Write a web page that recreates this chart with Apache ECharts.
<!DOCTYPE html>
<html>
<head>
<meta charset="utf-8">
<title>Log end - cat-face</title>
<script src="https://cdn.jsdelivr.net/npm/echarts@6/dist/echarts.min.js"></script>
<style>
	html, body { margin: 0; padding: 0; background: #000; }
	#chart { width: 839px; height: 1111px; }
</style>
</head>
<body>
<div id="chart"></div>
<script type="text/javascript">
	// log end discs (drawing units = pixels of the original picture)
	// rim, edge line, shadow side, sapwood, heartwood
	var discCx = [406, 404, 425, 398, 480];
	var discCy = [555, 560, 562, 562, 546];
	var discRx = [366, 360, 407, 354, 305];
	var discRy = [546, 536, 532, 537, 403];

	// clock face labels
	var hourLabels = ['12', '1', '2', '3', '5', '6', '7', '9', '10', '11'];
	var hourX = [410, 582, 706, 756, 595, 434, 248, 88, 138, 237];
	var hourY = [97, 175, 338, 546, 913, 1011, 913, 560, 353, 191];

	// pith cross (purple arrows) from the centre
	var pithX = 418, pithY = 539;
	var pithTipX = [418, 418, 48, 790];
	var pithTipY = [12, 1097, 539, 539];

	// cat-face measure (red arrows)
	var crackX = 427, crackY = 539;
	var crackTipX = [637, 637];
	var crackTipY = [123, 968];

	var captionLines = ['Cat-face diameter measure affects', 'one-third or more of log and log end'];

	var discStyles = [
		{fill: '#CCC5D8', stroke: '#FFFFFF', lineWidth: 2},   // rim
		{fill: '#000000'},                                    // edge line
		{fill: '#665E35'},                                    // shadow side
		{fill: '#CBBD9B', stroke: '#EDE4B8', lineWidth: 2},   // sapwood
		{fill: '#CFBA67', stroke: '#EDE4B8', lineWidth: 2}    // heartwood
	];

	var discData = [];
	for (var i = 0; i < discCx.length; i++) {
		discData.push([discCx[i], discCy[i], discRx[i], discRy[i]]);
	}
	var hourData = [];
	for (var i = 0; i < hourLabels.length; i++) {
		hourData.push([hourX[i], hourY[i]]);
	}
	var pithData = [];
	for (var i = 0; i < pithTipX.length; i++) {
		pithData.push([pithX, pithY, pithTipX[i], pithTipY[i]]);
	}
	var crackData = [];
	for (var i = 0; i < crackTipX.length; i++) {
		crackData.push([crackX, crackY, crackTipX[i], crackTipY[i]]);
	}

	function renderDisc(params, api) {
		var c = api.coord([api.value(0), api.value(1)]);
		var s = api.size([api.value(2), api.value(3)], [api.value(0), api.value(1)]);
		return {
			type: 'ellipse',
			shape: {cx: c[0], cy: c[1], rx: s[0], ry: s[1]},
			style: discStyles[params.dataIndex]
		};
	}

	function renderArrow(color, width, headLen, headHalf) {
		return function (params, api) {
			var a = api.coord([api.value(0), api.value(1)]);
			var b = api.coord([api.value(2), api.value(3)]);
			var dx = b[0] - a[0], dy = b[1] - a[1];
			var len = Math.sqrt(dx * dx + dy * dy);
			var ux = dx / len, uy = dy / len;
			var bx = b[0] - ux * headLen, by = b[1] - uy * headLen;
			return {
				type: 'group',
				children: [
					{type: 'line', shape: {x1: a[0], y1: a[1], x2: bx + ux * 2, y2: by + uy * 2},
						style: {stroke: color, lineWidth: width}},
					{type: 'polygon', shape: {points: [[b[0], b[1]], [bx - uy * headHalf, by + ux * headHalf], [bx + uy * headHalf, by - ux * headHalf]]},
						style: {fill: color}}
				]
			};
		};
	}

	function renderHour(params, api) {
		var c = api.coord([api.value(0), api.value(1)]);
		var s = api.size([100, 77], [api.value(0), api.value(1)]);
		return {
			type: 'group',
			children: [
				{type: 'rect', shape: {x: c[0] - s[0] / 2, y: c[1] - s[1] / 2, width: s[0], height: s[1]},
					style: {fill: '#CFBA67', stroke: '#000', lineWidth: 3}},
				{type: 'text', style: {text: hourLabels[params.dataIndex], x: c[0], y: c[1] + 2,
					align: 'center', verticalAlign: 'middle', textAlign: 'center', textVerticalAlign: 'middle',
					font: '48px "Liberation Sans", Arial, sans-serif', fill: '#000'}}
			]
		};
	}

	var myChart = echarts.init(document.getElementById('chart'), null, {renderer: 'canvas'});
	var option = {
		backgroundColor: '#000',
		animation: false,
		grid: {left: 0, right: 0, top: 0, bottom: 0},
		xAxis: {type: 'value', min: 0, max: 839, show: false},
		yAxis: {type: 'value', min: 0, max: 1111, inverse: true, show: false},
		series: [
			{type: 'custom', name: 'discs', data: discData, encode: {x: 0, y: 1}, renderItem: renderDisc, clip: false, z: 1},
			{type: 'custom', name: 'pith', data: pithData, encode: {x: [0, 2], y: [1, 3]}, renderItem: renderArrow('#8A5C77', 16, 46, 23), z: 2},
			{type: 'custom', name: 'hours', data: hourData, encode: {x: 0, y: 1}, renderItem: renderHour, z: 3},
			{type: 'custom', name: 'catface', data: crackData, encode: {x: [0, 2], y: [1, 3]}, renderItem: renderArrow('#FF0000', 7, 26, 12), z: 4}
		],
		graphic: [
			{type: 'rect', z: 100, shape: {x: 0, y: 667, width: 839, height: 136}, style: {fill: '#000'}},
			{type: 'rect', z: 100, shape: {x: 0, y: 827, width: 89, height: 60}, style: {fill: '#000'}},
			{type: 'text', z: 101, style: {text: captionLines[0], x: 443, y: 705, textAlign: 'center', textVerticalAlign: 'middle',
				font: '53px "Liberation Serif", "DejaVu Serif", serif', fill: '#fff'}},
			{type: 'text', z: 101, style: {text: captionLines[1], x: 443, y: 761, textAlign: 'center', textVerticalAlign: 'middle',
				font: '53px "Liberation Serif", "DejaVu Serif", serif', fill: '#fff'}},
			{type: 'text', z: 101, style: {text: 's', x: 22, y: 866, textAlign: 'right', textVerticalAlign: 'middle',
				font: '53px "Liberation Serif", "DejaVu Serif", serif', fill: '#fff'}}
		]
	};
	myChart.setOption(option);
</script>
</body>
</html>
++++++++++
PROBLEM DESCRIPTION
Reproduce the listing in full. Keep it exactly as written.

ANSWER TO THE PROBLEM
Write a web page that recreates this chart with Apache ECharts.
<!DOCTYPE html>
<html>
<head>
<meta charset="utf-8">
<title>Log end - cat-face</title>
<script src="https://cdn.jsdelivr.net/npm/echarts@6/dist/echarts.min.js"></script>
<style>
	html, body { margin: 0; padding: 0; background: #000; }
	#chart { width: 839px; height: 1111px; }
</style>
</head>
<body>
<div id="chart"></div>
<script type="text/javascript">
	// log end discs (drawing units = pixels of the original picture)
	// rim, edge line, shadow side, sapwood, heartwood
	var discCx = [406, 404, 425, 398, 480];
	var discCy = [555, 560, 562, 562, 546];
	var discRx = [366, 360, 407, 354, 305];
	var discRy = [546, 536, 532, 537, 403];

	// clock face labels
	var hourLabels = ['12', '1', '2', '3', '5', '6', '7', '9', '10', '11'];
	var hourX = [410, 582, 706, 756, 595, 434, 248, 88, 138, 237];
	var hourY = [97, 175, 338, 546, 913, 1011, 913, 560, 353, 191];

	// pith cross (purple arrows) from the centre
	var pithX = 418, pithY = 539;
	var pithTipX = [418, 418, 48, 790];
	var pithTipY = [12, 1097, 539, 539];

	// cat-face measure (red arrows)
	var crackX = 427, crackY = 539;
	var crackTipX = [637, 637];
	var crackTipY = [123, 968];

	var captionLines = ['Cat-face diameter measure affects', 'one-third or more of log and log end'];

	var discStyles = [
		{fill: '#CCC5D8', stroke: '#FFFFFF', lineWidth: 2},   // rim
		{fill: '#000000'},                                    // edge line
		{fill: '#665E35'},                                    // shadow side
		{fill: '#CBBD9B', stroke: '#EDE4B8', lineWidth: 2},   // sapwood
		{fill: '#CFBA67', stroke: '#EDE4B8', lineWidth: 2}    // heartwood
	];

	var discData = [];
	for (var i = 0; i < discCx.length; i++) {
		discData.push([discCx[i], discCy[i], discRx[i], discRy[i]]);
	}
	var hourData = [];
	for (var i = 0; i < hourLabels.length; i++) {
		hourData.push([hourX[i], hourY[i]]);
	}
	var pithData = [];
	for (var i = 0; i < pithTipX.length; i++) {
		pithData.push([pithX, pithY, pithTipX[i], pithTipY[i]]);
	}
	var crackData = [];
	for (var i = 0; i < crackTipX.length; i++) {
		crackData.push([crackX, crackY, crackTipX[i], crackTipY[i]]);
	}

	function renderDisc(params, api) {
		var c = api.coord([api.value(0), api.value(1)]);
		var s = api.size([api.value(2), api.value(3)], [api.value(0), api.value(1)]);
		return {
			type: 'ellipse',
			shape: {cx: c[0], cy: c[1], rx: s[0], ry: s[1]},
			style: discStyles[params.dataIndex]
		};
	}

	function renderArrow(color, width, headLen, headHalf) {
		return function (params, api) {
			var a = api.coord([api.value(0), api.value(1)]);
			var b = api.coord([api.value(2), api.value(3)]);
			var dx = b[0] - a[0], dy = b[1] - a[1];
			var len = Math.sqrt(dx * dx + dy * dy);
			var ux = dx / len, uy = dy / len;
			var bx = b[0] - ux * headLen, by = b[1] - uy * headLen;
			return {
				type: 'group',
				children: [
					{type: 'line', shape: {x1: a[0], y1: a[1], x2: bx + ux * 2, y2: by + uy * 2},
						style: {stroke: color, lineWidth: width}},
					{type: 'polygon', shape: {points: [[b[0], b[1]], [bx - uy * headHalf, by + ux * headHalf], [bx + uy * headHalf, by - ux * headHalf]]},
						style: {fill: color}}
				]
			};
		};
	}

	function renderHour(params, api) {
		var c = api.coord([api.value(0), api.value(1)]);
		var s = api.size([100, 77], [api.value(0), api.value(1)]);
		return {
			type: 'group',
			children: [
				{type: 'rect', shape: {x: c[0] - s[0] / 2, y: c[1] - s[1] / 2, width: s[0], height: s[1]},
					style: {fill: '#CFBA67', stroke: '#000', lineWidth: 3}},
				{type: 'text', style: {text: hourLabels[params.dataIndex], x: c[0], y: c[1] + 2,
					align: 'center', verticalAlign: 'middle', textAlign: 'center', textVerticalAlign: 'middle',
					font: '48px "Liberation Sans", Arial, sans-serif', fill: '#000'}}
			]
		};
	}

	var myChart = echarts.init(document.getElementById('chart'), null, {renderer: 'canvas'});
	var option = {
		backgroundColor: '#000',
		animation: false,
		grid: {left: 0, right: 0, top: 0, bottom: 0},
		xAxis: {type: 'value', min: 0, max: 839, show: false},
		yAxis: {type: 'value', min: 0, max: 1111, inverse: true, show: false},
		series: [
			{type: 'custom', name: 'discs', data: discData, encode: {x: 0, y: 1}, renderItem: renderDisc, clip: false, z: 1},
			{type: 'custom', name: 'pith', data: pithData, encode: {x: [0, 2], y: [1, 3]}, renderItem: renderArrow('#8A5C77', 16, 46, 23), z: 2},
			{type: 'custom', name: 'hours', data: hourData, encode: {x: 0, y: 1}, renderItem: renderHour, z: 3},
			{type: 'custom', name: 'catface', data: crackData, encode: {x: [0, 2], y: [1, 3]}, renderItem: renderArrow('#FF0000', 7, 26, 12), z: 4}
		],
		graphic: [
			{type: 'rect', z: 100, shape: {x: 0, y: 667, width: 839, height: 136}, style: {fill: '#000'}},
			{type: 'rect', z: 100, shape: {x: 0, y: 827, width: 89, height: 60}, style: {fill: '#000'}},
			{type: 'text', z: 101, style: {text: captionLines[0], x: 443, y: 705, textAlign: 'center', textVerticalAlign: 'middle',
				font: '53px "Liberation Serif", "DejaVu Serif", serif', fill: '#fff'}},
			{type: 'text', z: 101, style: {text: captionLines[1], x: 443, y: 761, textAlign: 'center', textVerticalAlign: 'middle',
				font: '53px "Liberation Serif", "DejaVu Serif", serif', fill: '#fff'}},
			{type: 'text', z: 101, style: {text: 's', x: 22, y: 866, textAlign: 'right', textVerticalAlign: 'middle',
				font: '53px "Liberation Serif", "DejaVu Serif", serif', fill: '#fff'}}
		]
	};
	myChart.setOption(option);
</script>
</body>
</html>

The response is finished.